Сурков, разиня рот, поглядел на него, потом на Тафаеву.
– Я переменюсь с ним: я предложу ему кресло, – сказал он.
– Попробуйте.
Бородач и руками и ногами.
– Покорно вас благодарю! – сказал Сурков Петру Иванычу, косясь на Александра, – этим я вам обязан.
– Не стоит благодарности. Да не хочешь ли в мою ложу? нас только двое с женой: ты же давно с ней не видался: поволочился бы.
Сурков с досадой отвернулся от него. Петр Иваныч тихонько уехал. Юлия посадила Александра подле себя и говорила с ним целый час. Сурков вмешивался несколько раз в разговор, но как-то некстати. Заговорил что-то о балете и получил в ответ да, когда надо было сказать нет, и наоборот: ясно, что его не слушали. Потом вдруг перескочил к устрицам, уверяя, что он съел их утром сто восемьдесят штук, – и не получил даже взгляда. Он сказал еще несколько общих мест и, не видя никакого толку, схватил шляпу и вертелся около Юлии, давая ей заметить, что он недоволен и сбирается уехать. Но она не заметила.
– Я уезжаю! – сказал он наконец выразительно. – Прощайте!
В этих словах слышалась худо скрытая досада.
– Уже! – отвечала она покойно. – Завтра дадите взглянуть на себя в ложе хоть на одну минуту?
– Какое коварство!
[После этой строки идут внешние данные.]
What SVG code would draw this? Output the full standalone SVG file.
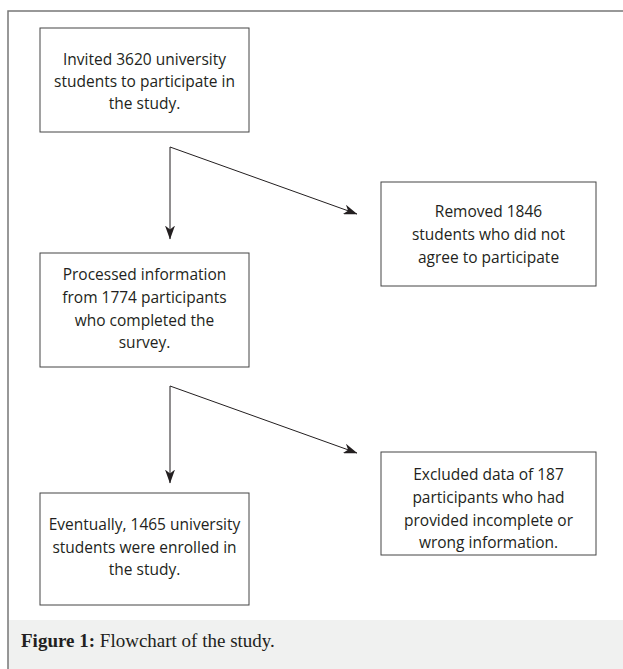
<svg xmlns="http://www.w3.org/2000/svg" width="623" height="669" viewBox="0 0 623 669">
<defs>
<style>
.box{fill:#fff;stroke:#444;stroke-width:1}
.t{font-family:"Open Sans","Noto Sans",sans-serif;font-size:15.5px;fill:#231f20;text-anchor:middle}
.cn{fill:none;stroke:#231f20;stroke-width:1}
.cap{font-family:"Liberation Serif",serif;font-size:19px;fill:#231f20}
</style>
<marker id="ah" viewBox="0 0 14 10" refX="13.5" refY="5" markerWidth="14" markerHeight="10" markerUnits="userSpaceOnUse" orient="auto">
<path d="M0,0 L14,5 L0,10 L4,5 Z" fill="#231f20"/>
</marker>
</defs>
<rect x="0" y="0" width="623" height="669" fill="#fff"/>
<rect x="8" y="620" width="615" height="49" fill="#f0f1f0"/>
<path d="M8,669 V11 H623" fill="none" stroke="#777" stroke-width="1.5"/>
<g id="n1"><rect class="box" x="40" y="28" width="209" height="104"/>
<text class="t" x="144.5" y="65">Invited 3620 university</text>
<text class="t" x="144.5" y="87">students to participate in</text>
<text class="t" x="144.5" y="109">the study.</text></g>
<g id="n2"><rect class="box" x="381" y="182" width="215" height="104"/>
<text class="t" x="488.5" y="217">Removed 1846</text>
<text class="t" x="488.5" y="240">students who did not</text>
<text class="t" x="488.5" y="263">agree to participate</text></g>
<g id="n3"><rect class="box" x="40" y="253" width="209" height="114"/>
<text class="t" x="144.5" y="280">Processed information</text>
<text class="t" x="144.5" y="303">from 1774 participants</text>
<text class="t" x="144.5" y="326">who completed the</text>
<text class="t" x="144.5" y="348">survey.</text></g>
<g id="n4"><rect class="box" x="381" y="452" width="215" height="103"/>
<text class="t" x="488.5" y="480">Excluded data of 187</text>
<text class="t" x="488.5" y="503">participants who had</text>
<text class="t" x="488.5" y="526">provided incomplete or</text>
<text class="t" x="488.5" y="548">wrong information.</text></g>
<g id="n5"><rect class="box" x="40" y="493" width="209" height="112"/>
<text class="t" x="144.5" y="530">Eventually, 1465 university</text>
<text class="t" x="144.5" y="553">students were enrolled in</text>
<text class="t" x="144.5" y="575">the study.</text></g>
<g id="connectors">
<path class="cn" d="M170,147 V239" marker-end="url(#ah)"/>
<path class="cn" d="M170,147 L357,214" marker-end="url(#ah)"/>
<path class="cn" d="M170,386 V483" marker-end="url(#ah)"/>
<path class="cn" d="M170,386 L357,453" marker-end="url(#ah)"/>
</g>
<text class="cap" x="21" y="647"><tspan font-weight="bold">Figure 1:</tspan> Flowchart of the study.</text>
</svg>
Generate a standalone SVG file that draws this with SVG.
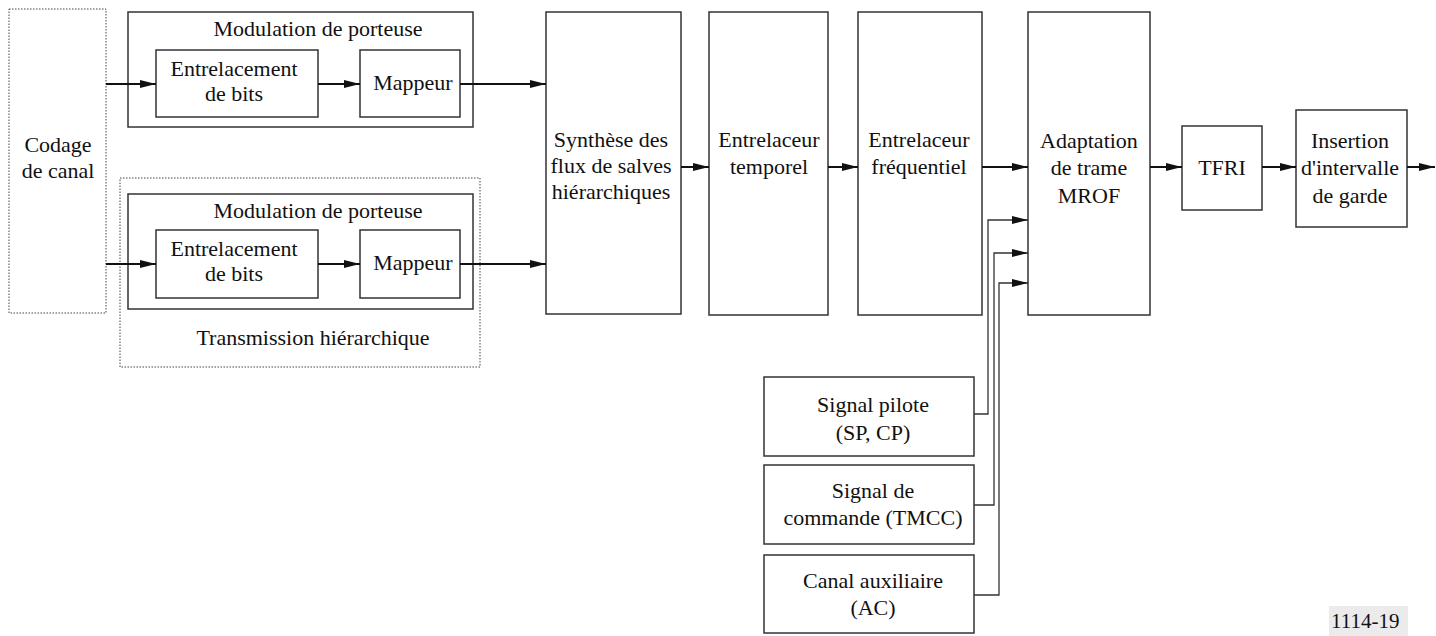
<svg xmlns="http://www.w3.org/2000/svg" width="1436" height="636" viewBox="0 0 1436 636">
<style>
.box{fill:#fff;stroke:#333;stroke-width:1.5}
.dot{fill:none;stroke:#444;stroke-width:1;stroke-dasharray:1.5 1.5}
.t{font-family:Liberation Serif, serif;font-size:22px;fill:#111;text-anchor:middle}
.a{fill:none;stroke:#111;stroke-width:2;marker-end:url(#ah)}
.c{fill:none;stroke:#333;stroke-width:1.3;marker-end:url(#ah)}
</style>
<defs>
<marker id="ah" markerUnits="userSpaceOnUse" markerWidth="17" markerHeight="9" refX="16" refY="4.5" orient="auto">
<path d="M0,0.5 L16,4.5 L0,8.5 z" fill="#111"/>
</marker>
</defs>
<rect width="1436" height="636" fill="#fff"/>
<g font-family="Liberation Serif, serif">
<g id="codage">
<rect class="dot" x="9" y="9" width="97" height="304"/>
<text class="t" x="58" y="152">Codage</text>
<text class="t" x="58" y="178">de canal</text>
</g>
<g id="modulation1">
<rect class="box" x="128" y="12" width="345" height="115"/>
<text class="t" x="318" y="36">Modulation de porteuse</text>
</g>
<g id="entrelacement1">
<rect class="box" x="156" y="50" width="162" height="67"/>
<text class="t" x="234" y="76">Entrelacement</text>
<text class="t" x="234" y="101">de bits</text>
</g>
<g id="mappeur1">
<rect class="box" x="360" y="50" width="100" height="67"/>
<text class="t" x="413" y="90">Mappeur</text>
</g>
<g id="hierarchique">
<rect class="dot" x="120" y="178" width="360" height="189"/>
<text class="t" x="313" y="345">Transmission hiérarchique</text>
</g>
<g id="modulation2">
<rect class="box" x="128" y="194" width="345" height="115"/>
<text class="t" x="318" y="218">Modulation de porteuse</text>
</g>
<g id="entrelacement2">
<rect class="box" x="156" y="230" width="162" height="68"/>
<text class="t" x="234" y="256">Entrelacement</text>
<text class="t" x="234" y="281">de bits</text>
</g>
<g id="mappeur2">
<rect class="box" x="360" y="230" width="100" height="68"/>
<text class="t" x="413" y="270">Mappeur</text>
</g>
<g id="synthese">
<rect class="box" x="546" y="12" width="135" height="302"/>
<text class="t" x="611" y="147">Synthèse des</text>
<text class="t" x="611" y="173">flux de salves</text>
<text class="t" x="611" y="199">hiérarchiques</text>
</g>
<g id="temporel">
<rect class="box" x="709" y="12" width="119" height="303"/>
<text class="t" x="769" y="147">Entrelaceur</text>
<text class="t" x="769" y="174">temporel</text>
</g>
<g id="frequentiel">
<rect class="box" x="858" y="12" width="124" height="303"/>
<text class="t" x="919" y="147">Entrelaceur</text>
<text class="t" x="919" y="174">fréquentiel</text>
</g>
<g id="mrof">
<rect class="box" x="1028" y="12" width="122" height="303"/>
<text class="t" x="1089" y="148">Adaptation</text>
<text class="t" x="1089" y="175">de trame</text>
<text class="t" x="1089" y="203">MROF</text>
</g>
<g id="tfri">
<rect class="box" x="1182" y="126" width="80" height="84"/>
<text class="t" x="1222" y="175">TFRI</text>
</g>
<g id="insertion">
<rect class="box" x="1296" y="110" width="111" height="117"/>
<text class="t" x="1350" y="148">Insertion</text>
<text class="t" x="1350" y="175">d'intervalle</text>
<text class="t" x="1350" y="203">de garde</text>
</g>
<g id="pilote">
<rect class="box" x="764" y="377" width="210" height="79"/>
<text class="t" x="873" y="412">Signal pilote</text>
<text class="t" x="873" y="440">(SP, CP)</text>
</g>
<g id="commande">
<rect class="box" x="764" y="465" width="210" height="79"/>
<text class="t" x="873" y="498">Signal de</text>
<text class="t" x="873" y="525">commande (TMCC)</text>
</g>
<g id="auxiliaire">
<rect class="box" x="764" y="555" width="210" height="78"/>
<text class="t" x="873" y="588">Canal auxiliaire</text>
<text class="t" x="873" y="615">(AC)</text>
</g>
</g>
<g id="connectors">
<path class="a" d="M106,84 H156"/>
<path class="a" d="M318,84 H360"/>
<path class="a" d="M460,84 H546"/>
<path class="a" d="M106,264 H156"/>
<path class="a" d="M318,264 H360"/>
<path class="a" d="M460,264 H546"/>
<path class="a" d="M681,167 H709"/>
<path class="a" d="M828,167 H858"/>
<path class="a" d="M982,167 H1028"/>
<path class="a" d="M1150,167 H1182"/>
<path class="a" d="M1262,167 H1296"/>
<path class="a" d="M1407,167 H1435"/>
<path class="c" d="M974,414 H988 V220 H1028"/>
<path class="c" d="M974,505 H994 V253 H1028"/>
<path class="c" d="M974,595 H999 V283 H1028"/>
</g>
<g id="ref">
<rect x="1329" y="606" width="79" height="30" fill="#ebebeb"/>
<text x="1331" y="628" font-family="Liberation Serif, serif" font-size="21" fill="#111">1114-19</text>
</g>
</svg>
Одну минуту, когда знаете, что за место подле вас я не взял бы места в раю.
– Если в театральном, верю!
Ему уж не хотелось уезжать. Досада его прошла от брошенного Юлиею ласкового слова на прощанье. Но все видели, что он раскланивался: надо было поневоле уходить, и он ушел, оглядываясь как собачонка, которая пошла было вслед за своим господином, но которую гонят назад.
Юлии Павловне было двадцать три, двадцать четыре года. Петр Иваныч угадал: она в самом деле была слабонервна, но это не мешало ей быть вместе очень хорошенькой, умной и грациозной женщиной. Только она была робка, мечтательна, чувствительна, как бо́льшая часть нервных женщин. Черты лица нежные, тонкие, взгляд кроткий и всегда задумчивый, частию грустный – без причины или, если хотите, по причине нерв.
На мир и жизнь она глядела не совсем благосклонно, задумывалась над вопросом о своем существовании и находила, что она лишняя здесь. Но, боже сохрани, если кто, даже случайно, проговаривался при ней о могиле, о смерти – она бледнела. От ее взгляда ускользала светлая сторона жизни. В саду, в роще она выбирала для прогулки темную, густую аллею и равнодушно глядела на смеющийся пейзаж. В театре смотрела всегда драму, комедию редко, водевиль никогда; зажимала уши от доходивших до нее случайно звуков веселой песни, никогда не улыбалась шутке.
В другое время черты ее лица выражали томление, но не страдальческое, не болезненное, а томление будто неги. Видно было, что она внутренне боролась с какою-нибудь обольстительною мечтою – и изнемогала. После такой борьбы долго она была молчалива, грустна, потом вдруг впадала в безотчетно веселое расположение духа, не изменяя, однако же, своему характеру: что веселило ее – не развеселило бы другого.